Doing that during the second half fueled Williamsport’s comeback. The Millionaires allowed eight points over the first half’s final 35 seconds, digging themselves a 13-point hole, but looked like a different team in the third quarter, quickly cutting it to, 36-33 when Lowe found a cutting Mekhi Gaston for a layup. A quarter later, Lowe and Gaston teamed up on an alley-oop.

Williams played quarterback last fall but was an excellent receiver Saturday, scoring all 18 of his points in the second half, many off Lowe assists. He also scored nine fourth quarter points and twice pulled the Millionaires within four late. Williams then sank a 3-pointer with 3.5 seconds remaining which made it, 49-46 but Aiden Diehl worked himself open on the inbounds play and hit a game-clinching free throw.

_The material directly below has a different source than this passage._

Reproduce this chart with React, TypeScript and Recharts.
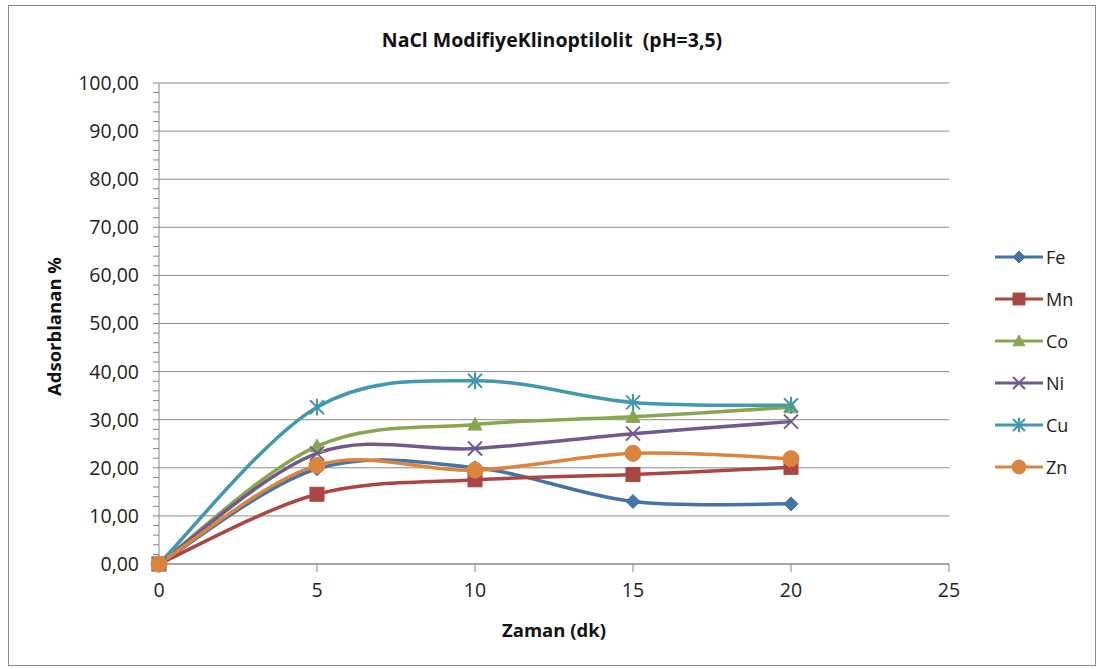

The result was not what Williamsport wanted, but the second half revealed how dangerous it can be going forward. Cumberland Valley has won 49 games, including three state contests, the two previous seasons and beat Williamsport by a combined 53 points those years. This time, Williamsport outplayed it during the second half, allowing just one fourth quarter field goal, and now just has to consistently play four quarters the way it did the final two.

“We have a lot of potential,” Lowe said. “We’ve been a second half team all year. We have to cut that out. We have to be a first half team and if we can be a first half team, I don’t care how good the team is, I think we can beat anybody.”

What held Williamsport back against CV were mostly self-inflicted wounds. That 35-second, eight-point blitz was the most harmful as the Eagles turned three turnovers into eight points and a five-point game into a 29-16 halftime lead.

Even in the second half, Williamsport turned the ball over when it had some fastbreak scoring opportunities. Take those away and the Millionaires likely would have delivered a signature win against one of District 3’s premier teams.

“We can’t continue to waste failures. That was an opportunity. I just knew we were winning this game today,” Taylor said. “I thought we had the perfect practice plan for those guys; defensively we were locked in, but the turnovers are what is killing us.”

Williams generated five rebounds, three assists and two blocks to go along with his 18 points. Kason Ulmer provided Williamsport an early lift, having a hand in the team’s first 11 points. He scored eight during the first quarter and the Millionaires cut a seven-point deficit to 15-13 entering the second.

That quarter was the difference-maker. The Millionaires made just 1 of 9 shots, turned the ball over six times and were outscored, 14-3. Erase that quarter and Williamsport wins by five, so the goal now is learning from mistakes made there and turning a negative into a positive as the season progresses.

“I keep telling them, ‘I see it. I see it.’ This team has a lot of potential. We just lack discipline,” Taylor said. “We can’t waste these failures. We have to learn from them because we’re consistently doing some of the same things to beat ourselves. They have to see what I see. It’s been a very difficult journey trying to get them to see what I see. Hopefully, it all comes together at some point.

CV (50)

Patrick O’Brien 1 0-0 3, Elijah Welch 1 1-2 4, Aiden Diehl 6 7-10 22, Sam Parsons 1 3-4 5, Carter Jimenez 3 3-3 9, Kallen Duppstadt 1 0-0 3, Elijah Scott 1 2-2 4. Totals 14 16-21.

WILLIAMSPORT (46)

Tevin Williams 8 1-1 18, Kason Ulmer 6 0-0 12, Naazir Lowe 1 0-0 2, Quincy Williams 2 1-2 5, Ethan Chilson 1 0-0 3, Mekhi Gaston 2 0-0 4, Saleem Overton 1 0-0 2, Dion Young 0 0-0 0, Josh Sweeting 0 0-0 0. Totals 21 2-3 46.

CV 15 14 15 6–50

Williamsport 13 3 19 11–46

3-pointers: CV 6 (Diehl 3, O’Brien, Welch, Duppstadt); Williamsport 2 (Williams, Chilson).

Records: Cumberland Valley 8-3. Williamsport 6-6.